FIG. 1 is a diagram illustrating an example of the OTUk.
Referring to FIG. 1, the OTUk is formed with total 4 rows, and overheads are positioned at a first column to a sixteenth column. Overheads (FA OH) for aligning a frame are positioned at a first column to a seventh column of a first row, OTUk overheads are positioned at an eighth column to a fourteenth column of a first row, ODUk overheads are positioned at a first column to a fourteenth column of a second row to a fourth row, and overheads of the OPUk are positioned at a fifteenth column to a sixteenth column of entire rows.
OPUk payloads are positioned at a seventeenth column to a 3824th column (4*3808 bytes) of entire rows, and parity bytes for correcting an error are positioned at a 3825th column to a 4080th column (4*256 bytes) of entire rows.
An OTU1 has a bit rate of about 2.666 Gbit/s, an OTU2 has a bit rate of about 10.709 Gbit/s, an OTU3 has a bit rate of about 43.018 Gbit/s, and an OTU4 has a bit rate of about 111.8 Gbit/s.

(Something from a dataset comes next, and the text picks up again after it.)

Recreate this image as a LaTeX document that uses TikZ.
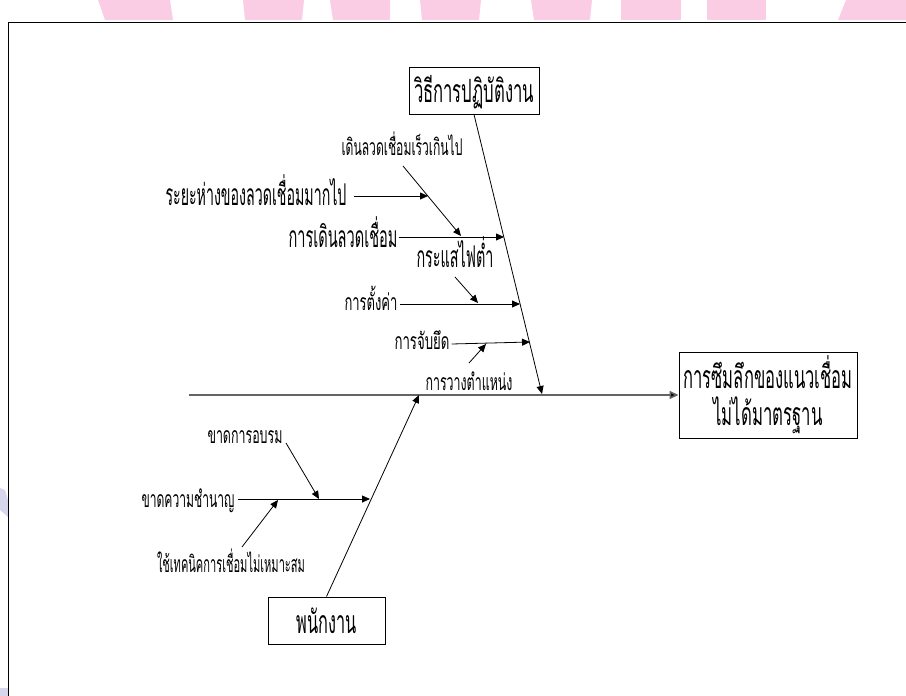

In order to freely house a packet client signal while increasing a transmission efficiency in the optical transport network, a flexible ODU (ODUflex) signal is defined. The ODUflex signal includes, for example, ODUflex (GFP) for housing a packet client signal such as Internet Protocol version 4 (IPv4), Internet Protocol version 6 (IPv6), Multi Protocol Label Switching (MPLS), and Ethernet. The ODUflex (GFP) is a signal that encapsulates a packet client signal with a generic framing procedure (GFP) and that then GFP maps the packet client signal to an ODUflex payload and that adds an ODUflex overhead to the packet client signal. The ODUflex (GFP) can be multiplexed to a high order ODUk (HO ODUk) (k=2, 3, 4) of an order higher than the ODUflex (GFP) through a generic mapping procedure (GMP). In an ODU2, an ODU0, an ODU1, and an ODUflex are lower order ODUs. In an ODU0, an ODU1, and an ODU, an ODU2, an ODU3, and an ODU4 are high order ODUs.
In this case, a method and apparatus for transmitting a packet that can dynamically adjust a packet transport amount without packet damage is necessary.
The above information disclosed in this Background section is only for enhancement of understanding of the background of the invention and therefore it may contain information that does not form the prior art that is already known in this country to a person of ordinary skill in the art.